Le lendemain, c’est une M. bien énervée qui vient frapper à notre porte : P. n’est toujours pas là. Elle a appelé, frappé à sa porte, et rien. Les choses commencent à être vraiment bizarres. Comme M. m’a dit que la veille il a fait une attaque d’asthme, je lui suggère d’aller voir quelqu’un de l’hôtel pour vérifier si tout est OK. Peut-être P. est-il malade dans sa chambre? M. part donc voir avec une personne de l’hôtel si P. n’est pas malade. Je l’attends dans le lobby. Elle revient au bout d’une quinzaine de minutes. P. n’est pas malade dans sa chambre. P. n’est pas allé dans sa chambre! Comme elle avait glissé un mot sous la porte, elle voit bien que P. n’est même pas venu dans sa chambre. Horreur! Peu à peu, M. réalise qu’il l’a tout bêtement dumpée là, si vous me passez cette expression à la fois anglaise et horrible! Dumpée!

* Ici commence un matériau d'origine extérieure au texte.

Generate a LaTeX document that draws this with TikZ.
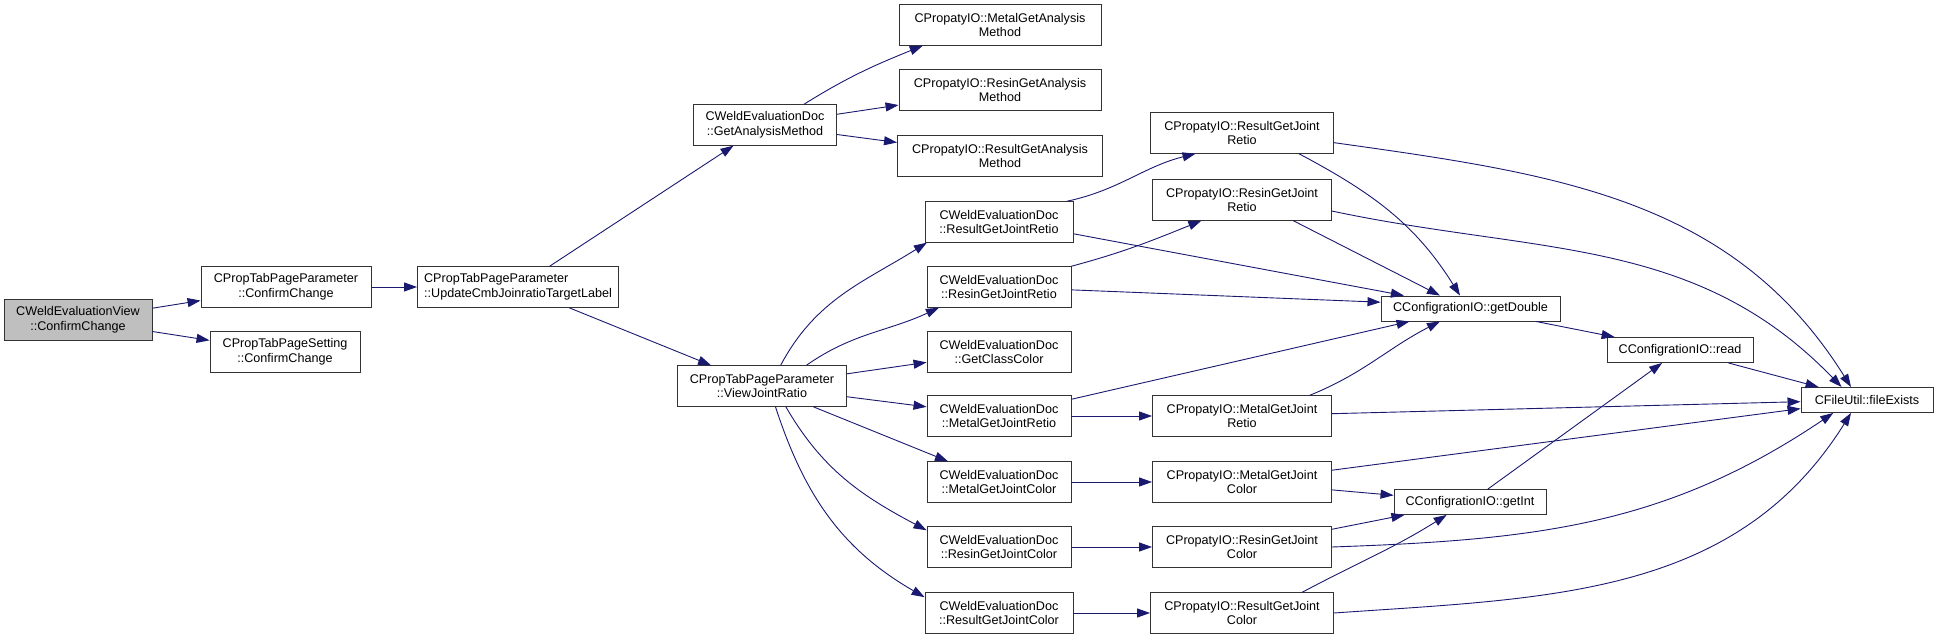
\documentclass[tikz,border=0pt]{standalone}
\usepackage{fontspec}
\setmainfont{Liberation Sans}
\usetikzlibrary{arrows.meta}
\definecolor{edgec}{HTML}{191970}
\begin{document}
\begin{tikzpicture}[x=1pt,y=1pt,
  box/.style={draw=black!80, line width=0.9pt, fill=white, inner sep=0pt,
    minimum height=40.5pt, align=center, font=\fontsize{12.6}{14.7}\selectfont},
  sbox/.style={box, minimum height=25pt},
  e/.style={draw=edgec, line width=0.9pt, -{Triangle[length=13pt,width=9pt]}}
]
\useasboundingbox (0,0) rectangle (1939,640);

\node[box, fill=black!25, minimum width=148pt] (v) at (78,320) {CWeldEvaluationView\\::ConfirmChange};
\node[box, minimum width=170pt] (ppcc) at (286,353) {CPropTabPageParameter\\::ConfirmChange};
\node[box, minimum width=150pt] (ppsc) at (285,288) {CPropTabPageSetting\\::ConfirmChange};
\node[box, minimum width=201pt, align=left] (upd) at (518,353) {CPropTabPageParameter\\::UpdateCmbJoinratioTargetLabel};
\node[box, minimum width=143pt] (gam) at (765,515) {CWeldEvaluationDoc\\::GetAnalysisMethod};
\node[box, minimum width=202pt] (mga) at (1000,615) {CPropatyIO::MetalGetAnalysis\\Method};
\node[box, minimum width=202pt] (rga) at (1000,550) {CPropatyIO::ResinGetAnalysis\\Method};
\node[box, minimum width=205pt] (sga) at (1000,484) {CPropatyIO::ResultGetAnalysis\\Method};
\node[box, minimum width=169pt] (vjr) at (762,254) {CPropTabPageParameter\\::ViewJointRatio};

\node[box, minimum width=148pt] (dr1) at (999,418) {CWeldEvaluationDoc\\::ResultGetJointRetio};
\node[box, minimum width=144pt] (dr2) at (999,353) {CWeldEvaluationDoc\\::ResinGetJointRetio};
\node[box, minimum width=144pt] (dcc) at (999,288) {CWeldEvaluationDoc\\::GetClassColor};
\node[box, minimum width=144pt] (dr3) at (999,224) {CWeldEvaluationDoc\\::MetalGetJointRetio};
\node[box, minimum width=144pt] (dc1) at (999,158) {CWeldEvaluationDoc\\::MetalGetJointColor};
\node[box, minimum width=144pt] (dc2) at (999,93) {CWeldEvaluationDoc\\::ResinGetJointColor};
\node[box, minimum width=148pt] (dc3) at (999,27) {CWeldEvaluationDoc\\::ResultGetJointColor};

\node[box, minimum width=183pt] (ir1) at (1242,507) {CPropatyIO::ResultGetJoint\\Retio};
\node[box, minimum width=179pt] (ir2) at (1242,440) {CPropatyIO::ResinGetJoint\\Retio};
\node[box, minimum width=179pt] (ir3) at (1242,224) {CPropatyIO::MetalGetJoint\\Retio};
\node[box, minimum width=179pt] (ic1) at (1242,158) {CPropatyIO::MetalGetJoint\\Color};
\node[box, minimum width=179pt] (ic2) at (1242,93) {CPropatyIO::ResinGetJoint\\Color};
\node[box, minimum width=183pt] (ic3) at (1242,27) {CPropatyIO::ResultGetJoint\\Color};

\node[sbox, minimum width=179pt] (gd) at (1470.5,331.5) {CConfigrationIO::getDouble};
\node[sbox, minimum width=146pt] (rd) at (1680,290) {CConfigrationIO::read};
\node[sbox, minimum width=152pt] (gi) at (1470,138) {CConfigrationIO::getInt};
\node[sbox, minimum width=132pt] (fe) at (1867,240) {CFileUtil::fileExists};

\draw[e] (v) -- (ppcc);
\draw[e] (v) -- (ppsc);
\draw[e] (ppcc) -- (upd);
\draw[e] (upd) -- (gam);
\draw[e] (upd) -- (vjr);
\draw[e] (gam.28) to[out=32,in=202] (mga.195);
\draw[e] (gam) -- (rga);
\draw[e] (gam) -- (sga);
\draw[e] (vjr.48) to[out=62,in=212] (dr1.196);
\draw[e] (vjr.25) to[out=35,in=205] (dr2.199);
\draw[e] (vjr) -- (dcc);
\draw[e] (vjr) -- (dr3);
\draw[e] (vjr) -- (dc1);
\draw[e] (vjr.-41) to[out=-60,in=152] (dc2.167);
\draw[e] (vjr.-57) to[out=-72,in=150] (dc3.168);
\draw[e] (dr1.17) to[out=12,in=194] (ir1.204);
\draw[e] (dr1.-9) -- (gd.169);
\draw[e] (dr2.16) to[out=15,in=202] (ir2.207);
\draw[e] (dr2) -- (gd.176);
\draw[e] (dr3) -- (ir3);
\draw[e] (dr3.13) -- (gd.192);
\draw[e] (dc1) -- (ic1);
\draw[e] (dc2) -- (ic2);
\draw[e] (dc3) -- (ic3);
\draw[e] (ir1.-20) to[out=-28,in=122] (gd.129);
\draw[e] (ir1.-6) to[out=-8,in=122] (fe.141);
\draw[e] (ir2.-22) -- (gd.157);
\draw[e] (ir2.-7) to[out=-12,in=134] (fe.153);
\draw[e] (ir3.17) to[out=22,in=207] (gd.203);
\draw[e] (ir3) -- (fe);
\draw[e] (ic1) -- (fe);
\draw[e] (ic1) -- (gi);
\draw[e] (ic2) -- (gi);
\draw[e] (ic2.east) to[out=2,in=214] (fe.201);
\draw[e] (ic3.19) to[out=28,in=212] (gi.209);
\draw[e] (ic3.east) to[out=4,in=238] (fe.219);
\draw[e] (gd) -- (rd);
\draw[e] (gi) -- (rd);
\draw[e] (rd) -- (fe);
\end{tikzpicture}
\end{document}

À partir de ce moment les choses se précipitent. Le lendemain, un P. éploré vient faire la grande scène du gars qui a eu peur et qui a dû se sauver. Il demande une explication plus approfondie et un moment pour s’excuser. T. et moi qui avions supputé que cette raison était possible acceptons les explications que M. nous transmet. Mais les choses allaient encore une fois prendre une tournure tout à fait prévue par T. et moi, pas vraiment par M. qui ménageait encore la chèvre et le chou.

Le lendemain de la soirée des explications, M. rencontre un gars qui s’est tenu avec P. avant son arrivée. En lui tirant les vers du nez, elle apprend l’horreur dans les détails les plus sordides : non seulement P. a une autre femme, mais il a plusieurs autres femmes, dont une qu’il entretient à Cuba; il en a d’autres en Thaïlande, et dans son pays. Il se promène avec une voiture louée près de l’université où il ramasse des jeunes filles sur le pouce et en échange d’attouchements sexuels que ne je décrirai pas ici et que je laisserai à votre imagination, il va les reconduire chez elles. P. vient exposer ses conquêtes à quelques gars de l’hôtel devant qui il s’est vanté. Il vient parader avec de jeunes filles qu’il a réussi à embarquer. D’après ce que nous avons entendu, ce sont des jeunes filles, pas des enfants. Mais avouez que l’horreur est tout de même à son comble. Nous n’avons rien vu. Nous savons que P. avait loué une voiture pour la semaine (les gens parlent facilement). Nous savons qu’il n’était jamais à l’hôtel ou à peu près pas. Nous savons qu’il est venu plusieurs fois depuis quelques années. Les choses se précisent peu à peu. M. en prend pour son rhume. L’humiliation est grande d’avoir été l’objet de machinations d’un être vil à ce point (je voulais écrire si vil, mais vous auriez pu lire civil, ce que je ne voulais pas). Par la suite, M. apprendra des détails croustillants. P. n’est pas le seul à se livrer à ses bas instincts. L’aventure laisse un goût amer dans la bouche de M. et aussi dans la nôtre. Pour M., la leçon est dure. Pour nous, la solidarité aura été de mise, pour ne pas dire de rigueur. Il faut bien se tenir.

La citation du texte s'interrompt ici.